I believe, Madame Secretary-designate, that China offers us extremely important opportunities for a more productive partnership and we need to approach that relationship with greater respect for and understanding of our common interests.
Before turning to Senator Lugar, let me say one thing about global climate change: Many today do not see it as a national security threat. But it is — and the consequences of our inaction grow more serious by the day. In Copenhagen this December we have a chance to forge a treaty that will profoundly affect the conditions of life on our planet. The resounding message from the recent Climate Change Conference in Poland was that the global community is looking to our leadership. This Committee will be deeply involved in crafting a solution that the world can agree to and the Senate can ratify. And as we proceed, the lesson of Kyoto must remain clear in our minds: all countries must be part of the solution.
Each of these challenges present major opportunities for a new Administration and for Secretary Clinton. After the polarization of the last eight years, diplomacy must be directed domestically as well. Senator Clinton’s record in the Senate shows her to be an alliance-builder in the finest traditions of this body. She has repeatedly sought out the best people, the best ideas, and the common ground upon which solutions could be reached.
While the committee still has some questions with respect to the fundraising activities of the Clinton Foundation, I am pleased that Senator Clinton will have an opportunity today to address them directly. I understand that Senator Lugar will be speaking to this issue in greater detail, and we look forward to hearing your responses.
In 2000, I had the privilege of joining the then-First Lady and her Husband on the first visit by an American President to Vietnam, after the normalization of relations.
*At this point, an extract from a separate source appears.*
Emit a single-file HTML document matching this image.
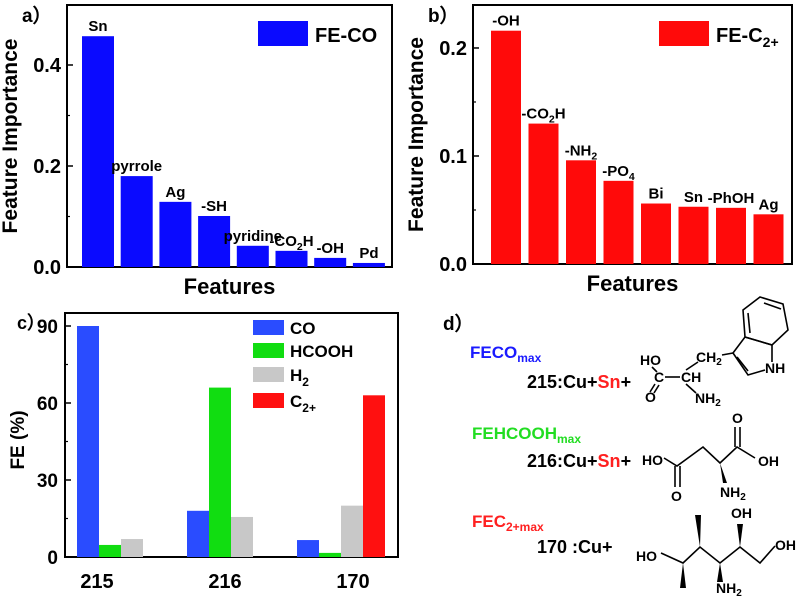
<!DOCTYPE html>
<html><head><meta charset="utf-8">
<style>
html,body{margin:0;padding:0;background:#fff}
svg{display:block;font-family:"Liberation Sans",Arial,sans-serif;font-weight:bold}
</style></head>
<body>
<svg id="fig" width="800" height="596" viewBox="0 0 800 596" xmlns="http://www.w3.org/2000/svg">
<g id="pa"></g>
<g id="pb"></g>
<g id="pc"></g>
<g id="pd" fill="#000" stroke="none">
  <text x="443" y="330" font-size="19">d）</text>
  <text x="470" y="358" font-size="17" fill="#1a1aff">FECO<tspan font-size="12" dy="4">max</tspan></text>
  <text x="527" y="388" font-size="18">215:Cu+<tspan fill="#ff2020">Sn</tspan>+</text>
  <text x="472" y="439" font-size="17" fill="#22dd22">FEHCOOH<tspan font-size="12" dy="4">max</tspan></text>
  <text x="527" y="467" font-size="18">216:Cu+<tspan fill="#ff2020">Sn</tspan>+</text>
  <text x="472" y="527" font-size="17" fill="#ff2020">FEC<tspan font-size="12" dy="4">2+max</tspan></text>
  <text x="537" y="553" font-size="18">170 :Cu+</text>
  <g font-size="14">
    <text x="640" y="365">HO</text>
    <text x="654" y="382">C</text>
    <text x="681" y="382">CH</text>
    <text x="645" y="402">O</text>
    <text x="696" y="362">CH<tspan font-size="10" dy="3">2</tspan></text>
    <text x="695" y="403">NH<tspan font-size="10" dy="3">2</tspan></text>
    <text x="765" y="373">NH</text>
    <g stroke="#000" stroke-width="1.6" fill="none">
      <line x1="652" y1="367" x2="657" y2="372"/>
      <line x1="665" y1="377" x2="680" y2="377"/>
      <line x1="655" y1="384" x2="650" y2="392"/><line x1="659" y1="385" x2="654" y2="393"/>
      <line x1="686" y1="370" x2="698" y2="362"/>
      <line x1="686" y1="384" x2="696" y2="393"/>
      <line x1="722" y1="355" x2="733" y2="353"/>
      <polyline points="733,353 745,337 772,345 772,362"/>
      <polyline points="765,370 748,375 733,353"/>
      <line x1="737" y1="357" x2="748" y2="371"/>
      <polygon points="745,337 743,310 760,297 783,304 788,330 772,345"/>
      <line x1="748" y1="313" x2="750" y2="333"/>
      <line x1="764" y1="303" x2="781" y2="309"/>
    </g>
  </g>
  <g font-size="14">
    <text x="642" y="465">HO</text>
    <text x="671" y="501">O</text>
    <text x="720" y="497">NH<tspan font-size="10" dy="3">2</tspan></text>
    <text x="732" y="423">O</text>
    <text x="758" y="466">OH</text>
    <g stroke="#000" stroke-width="1.6" fill="none">
      <polyline points="664,458 677,466 703,447 720,463 737,447 755,458"/>
      <line x1="675" y1="466" x2="675" y2="487"/><line x1="680" y1="466" x2="680" y2="487"/>
      <line x1="735" y1="447" x2="735" y2="427"/><line x1="740" y1="447" x2="740" y2="427"/>
    </g>
    <polygon points="720,463 723,483 727,483"/>
  </g>
  <g font-size="14">
    <text x="636" y="561">HO</text>
    <text x="716" y="593">NH<tspan font-size="10" dy="3">2</tspan></text>
    <text x="731" y="518">OH</text>
    <text x="775" y="550">OH</text>
    <g stroke="#000" stroke-width="1.6" fill="none">
      <polyline points="661,553 683,563 700,547 720,563 740,547 760,563 775,546"/>
    </g>
    <polygon points="683,563 680,588 686,588"/>
    <polygon points="700,547 695,515 701,515"/>
    <polygon points="720,563 717,582 723,582"/>
    <polygon points="740,547 737,524 743,524"/>
  </g>
</g>
</svg>
<script>
const NS="http://www.w3.org/2000/svg";
function mk(parent,tag,attrs,txt){const e=document.createElementNS(NS,tag);for(const k in attrs)e.setAttribute(k,attrs[k]);if(txt!==undefined)e.textContent=txt;parent.appendChild(e);return e;}

// ---- Panel a data ----
const aCategories=["Sn","pyrrole","Ag","-SH","pyridine","-CO2H","-OH","Pd"];
const aValues=[0.457,0.180,0.129,0.101,0.042,0.032,0.018,0.008];
const aTicks=[0.0,0.2,0.4];
// ---- Panel b data ----
const bCategories=["-OH","-CO2H","-NH2","-PO4","Bi","Sn","-PhOH","Ag"];
const bValues=[0.216,0.130,0.096,0.077,0.056,0.053,0.052,0.046];
const bTicks=[0.0,0.1,0.2];
// ---- Panel c data ----
const cGroups=["215","216","170"];
const cSeries=["CO","HCOOH","H2","C2+"];
const cCO=[90,18,6.6];
const cHCOOH=[4.7,66,1.6];
const cH2=[7,15.6,20];
const cC2=[0,0,63];
const cTicks=[0,30,60,90];

function labelWithSub(g,x,y,label,size){
  const t=mk(g,'text',{x:x,y:y,'font-size':size,'text-anchor':'middle'});
  if(label==="-CO2H"||label==="-NH2"||label==="-PO4"){
    const p=label.match(/^(-[A-Z]+?)(\d)(.*)$/);
    t.appendChild(document.createTextNode(p[1]));
    mk(t,'tspan',{'font-size':size*0.7,dy:4},p[2]);
    if(p[3]){mk(t,'tspan',{dy:-4},p[3]);}
  } else t.textContent=label;
  return t;
}

function featurePanel(g,cats,vals,ticks,o){
  const y=v=>o.bottom-(v-o.vmin)/(o.vmax-o.vmin)*(o.bottom-o.top);
  const frame=mk(g,'rect',{x:o.left,y:o.top,width:o.right-o.left,height:o.bottom-o.top,fill:'none',stroke:'#000','stroke-width':2});
  
  
  cats.forEach((c,i)=>{
    const x0=o.barStart+i*o.step;
    const r=mk(g,'rect',{x:x0,y:y(vals[i]),width:o.bw,height:o.bottom-y(vals[i]),fill:o.color});
    
    
    const t=labelWithSub(g,x0+o.bw/2,y(vals[i])-5,c,15);
    
    
  });
  ticks.forEach(v=>{
    mk(g,'line',{x1:o.left,x2:o.left+6,y1:y(v),y2:y(v),stroke:'#000','stroke-width':1.5});
    const t=mk(g,'text',{x:o.left-6,y:y(v)+7,'font-size':20,'text-anchor':'end'},v.toFixed(1));
    
    
  });
  for(let k=0;k<ticks.length-1;k++){const v=(ticks[k]+ticks[k+1])/2;mk(g,'line',{x1:o.left,x2:o.left+3,y1:y(v),y2:y(v),stroke:'#000','stroke-width':1.2});}
  const yl=mk(g,'text',{x:0,y:0,'font-size':21,'text-anchor':'middle',transform:`translate(${o.left-50},${(o.top+o.bottom)/2}) rotate(-90)`},'Feature Importance');
  
  
  const xl=mk(g,'text',{x:(o.left+o.right)/2,y:o.bottom+27,'font-size':22,'text-anchor':'middle'},'Features');
  
  
  const lr=mk(g,'rect',{x:o.legX,y:21,width:50,height:25,fill:o.color});
  
  
  const lt=mk(g,'text',{x:o.legX+57,y:42,'font-size':20});
  
  
  if(o.legSub){lt.appendChild(document.createTextNode(o.legText));mk(lt,'tspan',{'font-size':14,dy:5},o.legSub);}
  else lt.textContent=o.legText;
  const pl=mk(g,'text',{x:o.left-45,y:22,'font-size':19},o.panel);
  
  
}

featurePanel(document.getElementById('pa'),aCategories,aValues,aTicks,{left:67,right:392,top:5,bottom:267,vmin:0,vmax:0.5188,barStart:82,step:38.7,bw:32,color:'#0a0aff',legX:258,legText:'FE-CO',panel:'a）'});
featurePanel(document.getElementById('pb'),bCategories,bValues,bTicks,{left:473,right:792,top:5,bottom:264,vmin:0,vmax:0.2398,barStart:491,step:37.5,bw:30,color:'#ff0a0a',legX:659,legText:'FE-C',legSub:'2+',panel:'b）'});

// ---- Panel c ----
(function(){
  const g=document.getElementById('pc');
  const L=65,R=398,T=313,B=557;
  const y=v=>B-v/30*77;
  const colors=['#2a4cff','#11dd11','#c8c8c8','#ff1010'];
  const series=[cCO,cHCOOH,cH2,cC2];
  const frame=mk(g,'rect',{x:L,y:T,width:R-L,height:B-T,fill:'none',stroke:'#000','stroke-width':2});
  
  
  cGroups.forEach((grp,gi)=>{
    const gx=77+gi*110;
    series.forEach((s,si)=>{
      if(s[gi]<=0)return;
      const r=mk(g,'rect',{x:gx+si*22,y:y(s[gi]),width:22,height:B-y(s[gi]),fill:colors[si]});
      
      
    });
    const t=mk(g,'text',{x:97+gi*128,y:B+31,'font-size':20,'text-anchor':'middle'},grp);
    
    
  });
  cTicks.forEach(v=>{
    mk(g,'line',{x1:L,x2:L+6,y1:y(v),y2:y(v),stroke:'#000','stroke-width':1.5});
    const t=mk(g,'text',{x:L-7,y:y(v)+7,'font-size':19,'text-anchor':'end'},String(v));
    
    
  });
  for(let k=0;k<cTicks.length-1;k++){const v=(cTicks[k]+cTicks[k+1])/2;mk(g,'line',{x1:L,x2:L+3,y1:y(v),y2:y(v),stroke:'#000','stroke-width':1.2});}
  const yl=mk(g,'text',{x:0,y:0,'font-size':19,'text-anchor':'middle',transform:`translate(24,440) rotate(-90)`},'FE (%)');
  
  
  const pl=mk(g,'text',{x:17,y:329,'font-size':18},'c）');
  
  
  const ly=[320,343,367,393];
  cSeries.forEach((s,i)=>{
    const r=mk(g,'rect',{x:253,y:ly[i],width:31,height:15,fill:colors[i]});
    
    
    const t=mk(g,'text',{x:290,y:ly[i]+14,'font-size':17});
    
    
    const m=s.match(/^([A-Z]+)(2\+?)$/);
    if(m){t.appendChild(document.createTextNode(m[1]));mk(t,'tspan',{'font-size':12,dy:5},m[2]);}
    else t.textContent=s;
  });
})();
</script>
</body></html>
I have seen Senator Clinton’s diplomatic acumen up close. I saw her immense curiosity, her quick and impressive grasp of detail, her authoritative approach-all of which will serve her well in this new undertaking.
Hillary Clinton has shown the intelligence to navigate the complex issues we face, the toughness and tireless work ethic this job will require, the stature to project America’s world leadership, and the alliance-building, at home and abroad, that will be vital to our success in the years ahead.
As Senator, Hillary has earned the respect of her colleagues – Democrat and Republican alike-and we are honored to welcome her to our Committee for confirmation as America’s next Secretary of State.
On a side note, there’s been a bit of hoopla of late, over whether Kerry was passed over for the position of Secretary of State and given the consolation prize of chairman of Senate Foreign Relations Commitee.
As a long time Kerry supporter and a blogger who has spent nearly 5 years covering Senator Kerry in the news, I honestly feel that the media could find better things to do with their energies than push preposterous memes such as this. As Kerry himself has said about chairing the Foreign Relations Committee, “This is a great job… This is an opportunity to affect policies I have cared about for a long time. I am sitting in a terrific seat. I am independent, call my shots. There are a lot of virtues, believe me.”